Ibrahim Dieng (Gueye) é
um senhor iletrado e desempregado que vive com dificuldades, alimentando-se e
sendo cuidado por suas duas esposas (N’Diaye e Nyang) a partir de compras fiadas.
Certo dia um carteiro (Faye) chega com uma missiva de um sobrinho (Diouf) de
Ibrahim, que mora em Paris, com uma ordem de pagamento para Ibrahim.
Rapidamente a notícia se espalha pelo bairro. Porém, quando Ibrahim vai tentar
sacar a ordem, não possui identidade ou qualquer documento com foto. Na peregrinação
para conseguir seus documentos é enganado por várias pessoas, incluindo o
fotógrafo que pretensamente tira as fotos para o documento e um homem letrado a
quem recorre, que lhe afirma ter assaltado e não lhe deixa mais que com alguns
quilos de arroz.
Difícil não ficar
atento a beleza das cores e enquadramentos, ainda que em termos narrativos as
expectativas prenunciadas de algo bastante dinâmico e original sucumbam ao peso
de um modelo de narrativa monotemática que poderia ter como antecessor célebre Ladrões de Bicicleta. Pouco atento a
questão da mulher, observada de forma naturalizada em sua dupla submissão irrestrita aos humores de seu
homem e tampouco versando sobre temas mais amplos da história do país (caso de Ceddo), o filme reproduz, em tons algo
cômicos, a tragédia dos iletrados e sua manipulação muito mais por aqueles que
detém algum conhecimento e se encontram fora do raio da comunidade na qual
Ibrahim vive, que por conta de todos aqueles que vem cobrar suas dívidas ou
pedir emprestado ao homem que acreditam estar mentindo e já ter o dinheiro em
mãos, numa dinâmica nada distante do seu clássico curta O Carroceiro. No breve segmento que apresenta Paris e o sobrinho do
personagem principal, o filme não deixa de fazer uma explícita referência a cena
de Afrique Sur Seine, na figura
daquele que varre a água do meio-fio da calçada e mesmo com emprego tão
humilde, consegue gerar tanta expectativa entre os senegaleses, com o dinheiro
que lhe envia. É tido como o primeiro filme africano a ser falado em língua
local. A diversidade de temas que
Sembene enfrentou em sua filmografia também se reflete em escolhas estéticas
que dialogam virtuosamente com as mesmas. Aqui mais aproximados, com presença
frequente de primeiros planos, para um drama eminentemente restrito ao herói e
seus dependentes enquanto em Ceddo os
planos tendem a ser muito mais abertos, destacando a comunidade como um todo e
fazendo uso de interpretações de matizes épicos mais que tradicionalmente
dramáticos como aqui. A insistência em evocar os erros do país soa excessivo e
um tanto banal e longe da sofisticação de suas melhores obras. Já as mazelas
burocráticas do país e a odisseia do personagem para receber dinheiro são
evocativas do cubano A Morte de um Burocrata, lançado pouco tempo antes.

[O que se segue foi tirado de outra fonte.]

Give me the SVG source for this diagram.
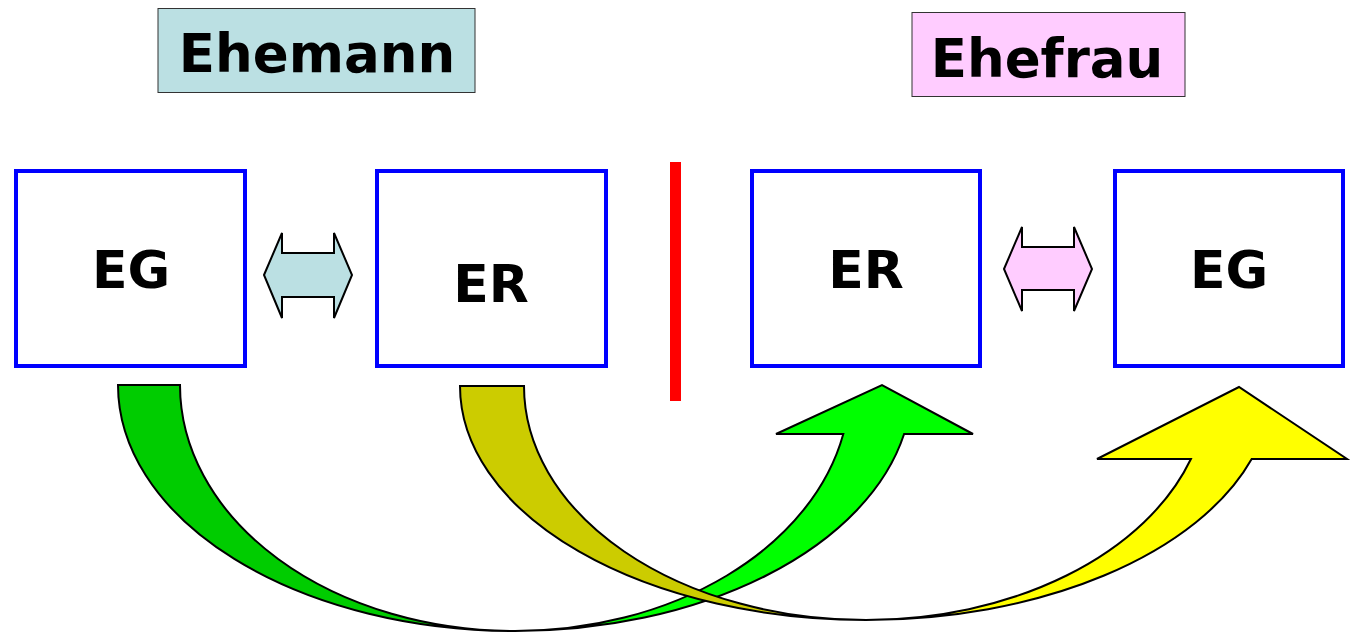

Destaque para a boneca branca e loura que é o brinquedo de uma das
filhas de Ibrahim. As cores pronunciadas do processo Eastmancolor parecem uma
versão realista do mundo de fantasia dos musicais em Technicolor da década
anterior, destacando, por exemplo, a beleza e colorido dos trajes femininos.
CFFP/Film Domirev. 90 minutos.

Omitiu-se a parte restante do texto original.